But in some jurisdictions, the same virus that endangers pretrial detainees has also sabotaged their access to counsel. This has become a full-blown crisis in New York City. There, the federal jails have ceased all attorney visits, fumbled in setting up limited videoconferences, and sharply limited phone access. As of last week, nearly 50 percent of attorney requests to speak with clients went nowhere. Things have gotten so bad that some attorneys have been forced to file bail applications without even speaking to their clients first—which puts them at a gross disadvantage in explaining why immediate release is warranted.
This is untenable. The government cannot proceed with criminal cases, detain people in high-risk jails, reflexively resist calls for their release, and then restrict access to lawyers who seek to protect them from dangerous conditions. The Sixth Amendment stands against such abuse.
Of course, that principle is no novelty. More than a year ago, the federal defenders of New York (represented by me and my law-firm colleagues) sued the Bureau of Prisons for failing to protect Sixth Amendment rights at the federal jail in Brooklyn. In their suit, the federal defenders invoked a wealth of history and precedent confirming that jailers must ensure consistent access to counsel.
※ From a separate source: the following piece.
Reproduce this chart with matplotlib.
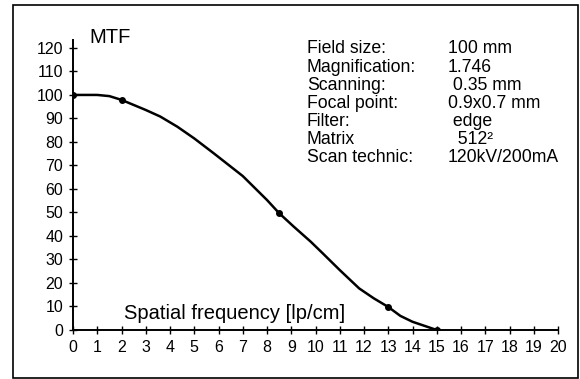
import numpy as np
import matplotlib
matplotlib.use('Agg')
import matplotlib.pyplot as plt
from matplotlib.patches import Rectangle

plt.rcParams['font.family'] = ['Liberation Sans', 'DejaVu Sans']

# MTF curve
freq = [0, 1, 1.5, 2, 3, 3.6, 4.3, 5, 5.8, 7, 8, 8.5, 9.1, 9.8, 10.3, 11, 11.8, 12.4, 13, 13.5, 14, 14.4, 15]
mtf = [100, 100, 99.5, 97.9, 93.6, 90.8, 86.5, 81.5, 75.2, 65.5, 55.3, 49.7, 44, 37.6, 32.6, 25.5, 17.7, 13.5, 9.8, 6, 3.5, 2.1, 0]
mark_freq = [0, 2, 8.5, 13, 15]
mark_mtf = [100, 97.9, 49.7, 9.8, 0]

info_labels = ['Field size:', 'Magnification:', 'Scanning:', 'Focal point:',
               'Filter:', 'Matrix', 'Scan technic:']
info_values = ['100 mm', '1.746', ' 0.35 mm', '0.9x0.7 mm', ' edge', '  512\u00b2', '120kV/200mA']

xticks = list(range(0, 21))
yticks = list(range(0, 121, 10))

W, H = 580, 379
fig = plt.figure(figsize=(W / 100, H / 100), dpi=100)

# outer frame
fig.patches.append(Rectangle((13 / W, 1 - 378 / H), 565 / W, 373 / H,
                             transform=fig.transFigure, fill=False,
                             edgecolor='black', linewidth=1.2))

ax = fig.add_axes([73 / W, 1 - 330 / H, 485 / W, 290.3 / H])
ax.set_xlim(0, 20)
ax.set_ylim(0, 123.5)
ax.plot(freq, mtf, color='black', linewidth=1.8, solid_joinstyle='round')
ax.plot(mark_freq, mark_mtf, 'o', color='black', markersize=4)

for s in ['top', 'right']:
    ax.spines[s].set_visible(False)
for s in ['left', 'bottom']:
    ax.spines[s].set_linewidth(1.4)

ax.set_xticks(xticks)
ax.set_yticks(yticks)
ax.tick_params(axis='both', direction='inout', length=6, width=1,
               labelsize=11.5, colors='black')
ax.tick_params(axis='x', pad=4)
ax.tick_params(axis='y', pad=4)

ax.text(0.67, 122.3, 'MTF', fontsize=14.5, va='baseline', ha='left', clip_on=False)
ax.text(2.1, 4.5, 'Spatial frequency [lp/cm]', fontsize=14.5, va='baseline', ha='left')

for i, (lab, val) in enumerate(zip(info_labels, info_values)):
    yb = 1 - (53.4 + 18.1 * i) / H
    fig.text(307 / W, yb, lab, fontsize=12.7, va='baseline', ha='left')
    fig.text(448 / W, yb, val, fontsize=12.7, va='baseline', ha='left')

fig.savefig('out.png', dpi=100)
In late March, the Second Circuit issued a powerful decision allowing this case to proceed—and confirming the role of courts in ensuring “that constitutional boundaries are not transgressed by considerations of expediency.” District Judge Margo Brodie has since appointed former Attorney General Loretta Lynch to help mediate the dispute. In these proceedings and elsewhere, the federal defenders have repeatedly raised concerns about inadequate access to counsel during the COVID-19 pandemic. Still, progress remains extremely limited, well short of what the Constitution requires. Whether the federal government will meet its legal obligations to those it has detained in New York City is quite uncertain.